The deterioration of Ukraine's relationship with Russia, which has provided military backing to the separatists in a conflict that has killed more than 6,000 people since April 2014, has hit Kharkiv hard.
Turboatom, the region's largest factory, had long relied on exports of its turbines to Russia, but the sprawling plant on Kharkiv's Moscow Avenue has seen massive cutbacks over the past year.
And workers at Elektrovazhmash, a major heavy machinery plant, complained to local media about decreasing capacity because of the army's mobilization efforts.
"I had 420 people, now I have 380," said Serhiy Svichuk, a manager at the plant. "That creates a serious problem."
Kharkiv Mayor Hennady Kernes
Mayor Hennadiy Kernes, who is among the last of the former members of deposed President Viktor Yanukovych's pro-Russian Party of Regions to continue to wield significant power following Ukraine's Euromaidan revolution last year, says city industry relies on Russia.
"The destination of trade from Kharkiv industrial facilities and the machine-building sector is for the most part the Russian Federation -- the customers and the buyers [are there],” says Kernes, who is facing charges of kidnapping and torture during Euromaidan protests last year. "From that, of course, comes financing for salaries" and for "renewal and repair projects, construction projects.

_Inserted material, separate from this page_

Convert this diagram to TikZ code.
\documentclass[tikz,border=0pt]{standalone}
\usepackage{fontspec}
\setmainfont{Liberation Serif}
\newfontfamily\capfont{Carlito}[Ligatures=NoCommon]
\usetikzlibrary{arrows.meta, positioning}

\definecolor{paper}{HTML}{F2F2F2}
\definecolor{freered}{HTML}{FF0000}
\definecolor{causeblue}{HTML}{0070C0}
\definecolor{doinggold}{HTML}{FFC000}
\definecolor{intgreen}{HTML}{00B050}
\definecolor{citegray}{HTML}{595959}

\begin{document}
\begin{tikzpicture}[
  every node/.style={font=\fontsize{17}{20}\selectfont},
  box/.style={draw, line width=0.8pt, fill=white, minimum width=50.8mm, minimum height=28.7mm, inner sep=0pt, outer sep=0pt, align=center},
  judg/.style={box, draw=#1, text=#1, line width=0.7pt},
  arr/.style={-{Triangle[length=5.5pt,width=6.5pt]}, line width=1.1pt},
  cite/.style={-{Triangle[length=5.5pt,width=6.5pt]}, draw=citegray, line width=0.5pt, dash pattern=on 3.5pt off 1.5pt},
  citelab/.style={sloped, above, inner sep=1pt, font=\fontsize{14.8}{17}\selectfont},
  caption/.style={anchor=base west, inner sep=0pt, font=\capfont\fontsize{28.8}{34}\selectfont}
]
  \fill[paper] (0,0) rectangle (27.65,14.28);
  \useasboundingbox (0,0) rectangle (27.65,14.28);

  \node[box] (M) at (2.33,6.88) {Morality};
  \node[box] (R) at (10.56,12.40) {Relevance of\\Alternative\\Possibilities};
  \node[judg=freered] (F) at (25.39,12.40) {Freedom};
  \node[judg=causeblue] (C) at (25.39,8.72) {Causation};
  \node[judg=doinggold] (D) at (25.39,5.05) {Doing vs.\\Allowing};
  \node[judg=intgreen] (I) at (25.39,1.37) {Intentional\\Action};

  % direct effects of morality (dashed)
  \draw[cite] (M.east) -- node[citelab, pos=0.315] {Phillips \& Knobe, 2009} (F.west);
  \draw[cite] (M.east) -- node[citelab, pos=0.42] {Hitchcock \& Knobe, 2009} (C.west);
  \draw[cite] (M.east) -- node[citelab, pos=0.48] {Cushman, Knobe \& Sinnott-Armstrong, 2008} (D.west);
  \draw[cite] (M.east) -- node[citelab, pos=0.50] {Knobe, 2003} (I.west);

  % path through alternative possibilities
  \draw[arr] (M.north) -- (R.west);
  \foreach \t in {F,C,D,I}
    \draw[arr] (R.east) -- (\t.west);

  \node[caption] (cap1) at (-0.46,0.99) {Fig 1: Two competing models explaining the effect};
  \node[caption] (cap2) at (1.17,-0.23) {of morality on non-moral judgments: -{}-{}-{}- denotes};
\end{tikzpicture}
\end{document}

All of those things are mutually dependent."
Since the conflict with the separatists began, Ukraine's economy has contracted by almost one-fifth and inflation has risen by as much as 60 percent.
In a March survey by the Washington-based International Republican Institute (IRI), the Kharkiv region ranked second to last in support both for Poroshenko (27 percent) and for the national parliament (18 percent).

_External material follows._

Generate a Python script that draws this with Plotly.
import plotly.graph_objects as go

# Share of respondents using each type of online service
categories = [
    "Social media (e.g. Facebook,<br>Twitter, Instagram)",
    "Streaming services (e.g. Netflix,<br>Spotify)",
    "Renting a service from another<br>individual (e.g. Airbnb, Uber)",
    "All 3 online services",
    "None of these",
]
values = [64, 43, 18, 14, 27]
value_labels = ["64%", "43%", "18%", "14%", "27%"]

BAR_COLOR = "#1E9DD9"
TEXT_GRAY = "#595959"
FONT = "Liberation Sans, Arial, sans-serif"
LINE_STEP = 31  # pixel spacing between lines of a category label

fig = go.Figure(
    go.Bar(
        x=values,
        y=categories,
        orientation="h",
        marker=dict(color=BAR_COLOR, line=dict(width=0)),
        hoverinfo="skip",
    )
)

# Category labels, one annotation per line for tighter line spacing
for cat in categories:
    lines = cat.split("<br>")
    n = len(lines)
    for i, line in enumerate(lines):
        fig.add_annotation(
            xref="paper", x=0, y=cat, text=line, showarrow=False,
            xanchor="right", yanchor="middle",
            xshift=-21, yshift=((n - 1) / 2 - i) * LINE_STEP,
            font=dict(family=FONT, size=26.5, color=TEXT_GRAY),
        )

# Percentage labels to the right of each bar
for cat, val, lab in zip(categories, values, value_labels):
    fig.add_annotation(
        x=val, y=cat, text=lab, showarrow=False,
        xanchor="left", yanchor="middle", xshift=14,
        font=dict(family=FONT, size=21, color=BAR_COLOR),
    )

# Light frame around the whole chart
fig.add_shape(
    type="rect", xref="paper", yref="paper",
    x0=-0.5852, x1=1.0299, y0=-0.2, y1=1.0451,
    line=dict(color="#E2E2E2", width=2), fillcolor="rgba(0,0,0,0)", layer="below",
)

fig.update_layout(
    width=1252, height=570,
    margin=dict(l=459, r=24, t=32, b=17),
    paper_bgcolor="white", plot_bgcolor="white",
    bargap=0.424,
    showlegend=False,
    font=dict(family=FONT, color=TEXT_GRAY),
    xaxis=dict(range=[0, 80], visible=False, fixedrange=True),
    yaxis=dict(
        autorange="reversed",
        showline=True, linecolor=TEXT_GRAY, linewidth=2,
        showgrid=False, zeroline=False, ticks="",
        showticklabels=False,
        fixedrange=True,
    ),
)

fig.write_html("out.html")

Few in Kharkiv express the desire to go the way of the self-proclaimed "people's republics" of Donetsk and Luhansk, but many blame Kyiv for their problems.

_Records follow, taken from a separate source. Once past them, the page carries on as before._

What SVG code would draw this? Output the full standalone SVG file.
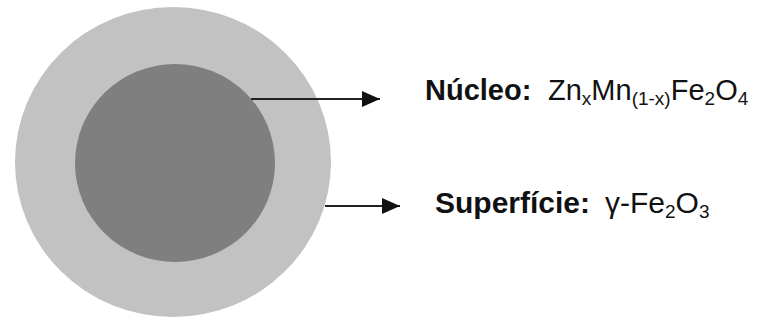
<svg xmlns="http://www.w3.org/2000/svg" width="775" height="323" viewBox="0 0 775 323">
  <style>
    .lbl { font-family: "Liberation Sans", Arial, sans-serif; fill: #111; }
    .b { font-weight: bold; }
    .conn { stroke: #222; stroke-width: 2; fill: none; }
  </style>
  <defs>
    <marker id="tip" viewBox="0 0 18 16" markerWidth="18" markerHeight="16" refX="18" refY="8" orient="auto" markerUnits="userSpaceOnUse">
      <path d="M0,0 L18,8 L0,16 Z" fill="#111"/>
    </marker>
  </defs>
  <rect width="775" height="323" fill="#ffffff"/>

  <g id="shell">
    <ellipse cx="173" cy="162" rx="158" ry="155" fill="#c2c2c2"/>
  </g>
  <g id="core">
    <ellipse cx="175" cy="163" rx="100" ry="99" fill="#7f7f7f"/>
  </g>

  <g id="connectors">
    <line class="conn" x1="251" y1="99" x2="380" y2="99" marker-end="url(#tip)"/>
    <line class="conn" x1="325" y1="206" x2="400" y2="206" marker-end="url(#tip)"/>
  </g>

  <g id="label-core">
    <text class="lbl" x="425" y="100" font-size="29"><tspan class="b">Núcleo:</tspan><tspan x="548">Zn</tspan><tspan font-size="19" dy="5">x</tspan><tspan dy="-5">Mn</tspan><tspan font-size="19" dy="5">(1-x)</tspan><tspan dy="-5">Fe</tspan><tspan font-size="19" dy="5">2</tspan><tspan dy="-5">O</tspan><tspan font-size="19" dy="5">4</tspan></text>
  </g>

  <g id="label-shell">
    <text class="lbl" x="435" y="213" font-size="30"><tspan class="b">Superfície:</tspan><tspan x="605" font-size="30">γ-Fe</tspan><tspan font-size="19" dy="5">2</tspan><tspan dy="-5" font-size="30">O</tspan><tspan font-size="19" dy="5">3</tspan></text>
  </g>
</svg>
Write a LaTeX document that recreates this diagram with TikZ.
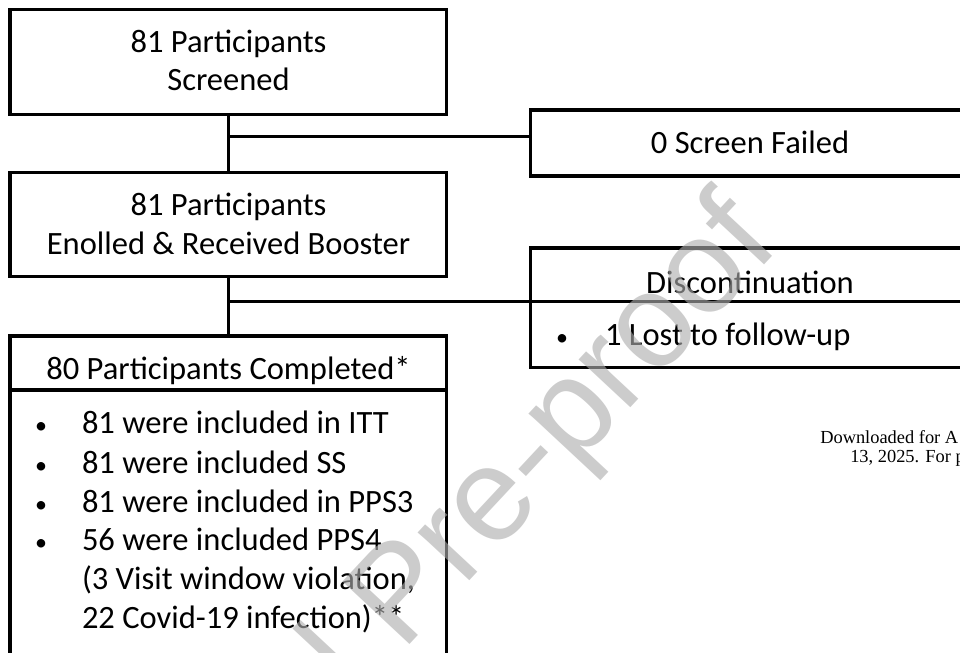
\documentclass[tikz,border=0pt]{standalone}
\usepackage{fontspec}
\setmainfont{Carlito}
\newfontfamily\wmfont{Liberation Sans}
\newfontfamily\dlfont{Liberation Serif}
\begin{document}
\begin{tikzpicture}[x=0.75pt,y=-0.75pt,
  box/.style={draw, line width=2.4pt, rectangle, inner sep=0pt, outer sep=0pt, anchor=north west},
  txt/.style={inner sep=0pt, outer sep=0pt, font=\fontsize{24.4pt}{29pt}\selectfont},
  bul/.style={inner sep=0pt, outer sep=0pt, anchor=base, font=\fontsize{18pt}{20pt}\selectfont},
  conn/.style={line width=2.4pt},
  dl/.style={inner sep=0pt, anchor=base west, font=\dlfont\fontsize{13.8pt}{14pt}\selectfont},
  wm/.style={inner sep=0pt, text=black!32, text opacity=0.62, font=\wmfont\fontsize{100pt}{100pt}\selectfont}]
\useasboundingbox (0,0) rectangle (960,653);
\clip (0,0) rectangle (960,653);
\fill[white] (0,0) rectangle (960,653);

% boxes
\node[box, minimum width=327.5pt, minimum height=78.75pt] (b1) at (10,9.3) {};
\node[box, minimum width=327.5pt, minimum height=78pt] (b2) at (10,172.7) {};
\node[box, minimum width=327.5pt, minimum height=252pt] (b3) at (10,336) {};
\node[box, minimum width=333pt, minimum height=49.5pt] (sf) at (530.7,110) {};
\node[box, minimum width=333pt, minimum height=89.8pt] (dc) at (530.7,248) {};

% connectors
\coordinate (y1) at (0,136.7);
\coordinate (y2) at (0,301.7);
\coordinate (y3) at (0,390);
\coordinate (j1) at (b1.south |- y1);
\coordinate (j2) at (b2.south |- y2);
\draw[conn] (b1.south) -- (b2.north);
\draw[conn] (b2.south) -- (b3.north);
\draw[conn] (j1) -- (j1 -| sf.west);
\draw[conn] (j2) -- (j2 -| dc.east);
\draw[conn] (b3.west |- y3) -- (b3.east |- y3);

% texts
\node[txt, anchor=base] (t1a) at (228.5,52) {81 Participants};
\node[txt, anchor=base] (t1b) at (228.5,90) {Screened};
\node[txt, anchor=base] (t2a) at (228.5,215) {81 Participants};
\node[txt, anchor=base] (t2b) at (228.5,254) {Enolled \& Received Booster};
\node[txt, anchor=base] (t3h) at (228.5,379) {80 Participants Completed*};
\node[bul] (bu1) at (41,433) {•};
\node[txt, anchor=base west] (l1) at (82,433) {81 were included in ITT};
\node[bul] (bu2) at (41,473) {•};
\node[txt, anchor=base west] (l2) at (82,473) {81 were included SS};
\node[bul] (bu3) at (41,512) {•};
\node[txt, anchor=base west] (l3) at (82,512) {81 were included in PPS3};
\node[bul] (bu4) at (41,550) {•};
\node[txt, anchor=base west] (l4) at (82,550) {56 were included PPS4};
\node[txt, anchor=base west] (l5) at (82,589) {(3 Visit window violation,};
\node[txt, anchor=base west] (l6) at (82,628) {22 Covid-19 infection)**};
\node[txt, anchor=base] (tsf) at (750,153) {0 Screen Failed};
\node[txt, anchor=base] (tdc) at (750,293) {Discontinuation};
\node[bul] (bu5) at (562,345) {•};
\node[txt, anchor=base west] (tlf) at (605,345) {1 Lost to follow-up};

% download note
\node[dl] (dl1) at (820,443) {Downloaded for A};
\node[dl] (dl2) at (850,462) {13, 2025. For p};

% watermark
\node[wm, rotate=47, anchor=base east] (wmk) at (782,246) {Journal Pre-proof};
\end{tikzpicture}
\end{document}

"It's the fault of the new authorities, not the nation itself," says Georgiy Nachkebiya, 23, an unemployed Kharkiv resident who is originally from Donetsk and says he feels a connection to both Russia and Ukraine.
"I want Ukraine to stay Ukraine," says Nachkebiya, an ethnic Georgian who sees himself as "more patriotic than lots of Ukrainians."
Amid these tensions, Kharkiv has also weathered a series of bomb blasts that have appeared to target pro-Ukraine activists.
Police and forensic experts work next to the body of a victim covered by a Ukrainian national flag at the site of an attack on a Peace March in Kharkiv on February 22 that killed four peoople.
In the most serious, on February 22, four people were killed when a bomb exploded in the middle of a Peace March of pro-Kyiv demonstrators.
These acts, say Kyiv supporters, demonstrate the importance of showing Ukrainian might in whatever way possible.
Raynin, who was appointed governor by Poroshenko in February, says that doing so goes beyond symbolic gestures.
"If we couldn't defend this city, there would already be a self-proclaimed republic here," he says.
Still, he says image-making is part of the battle to ensure Kharkiv remains under Ukrainian control.
"Today's problems, which unfortunately are the same problems of the past 24 years of independent Ukraine, are that no one worked with the people, or properly conducted the propaganda of patriotism," he says.
But the complexity of the task was displayed in stark form on May 9 as the city celebrated Victory Day, marking the 70th anniversary of Nazi Germany's World War II defeat.
Mindful of Russian President Vladimir Putin's use of the holiday to flaunt the Kremlin's military might and hammer home its narrative of the war, Ukrainian authorities sought to rebrand it this year, calling for commemorators and veterans to wear red poppies rather than the black-and-orange St. George ribbon that has become a symbol of the pro-Russian separatists.
As hundreds filed past Kharkiv's Memorial to the Heroes in a rainbow of Soviet and Ukrainian flags, some in the crowd began to chant Soviet victory slogans.
Off to the side, Valentyn Bystrichenko, standing with a group of six people wrapped in Ukrainian colors, grabbed a microphone and implored them to shove off to Russia.
Hoots from the crowd followed and several men approached, one calling him a provocateur. For a few minutes, the shouting match evoked the bitter intensity of the rival pro-Russian and pro-Ukraine demonstrations that gripped Kharkiv last year.
But in a departure from the discord of 2014, the angry men were eventually separated, leaving an uncomfortable peace that has become familiar here.
To Bystrichenko, the scuffle was a battle in the "information war" for Kharkiv -- and all of Ukraine.
"Where there's a blue-and-yellow flag, there will not be separatism," he told RFE/RL afterward. "When there are people who sing the Ukrainian anthem, there won't be war. So we come here."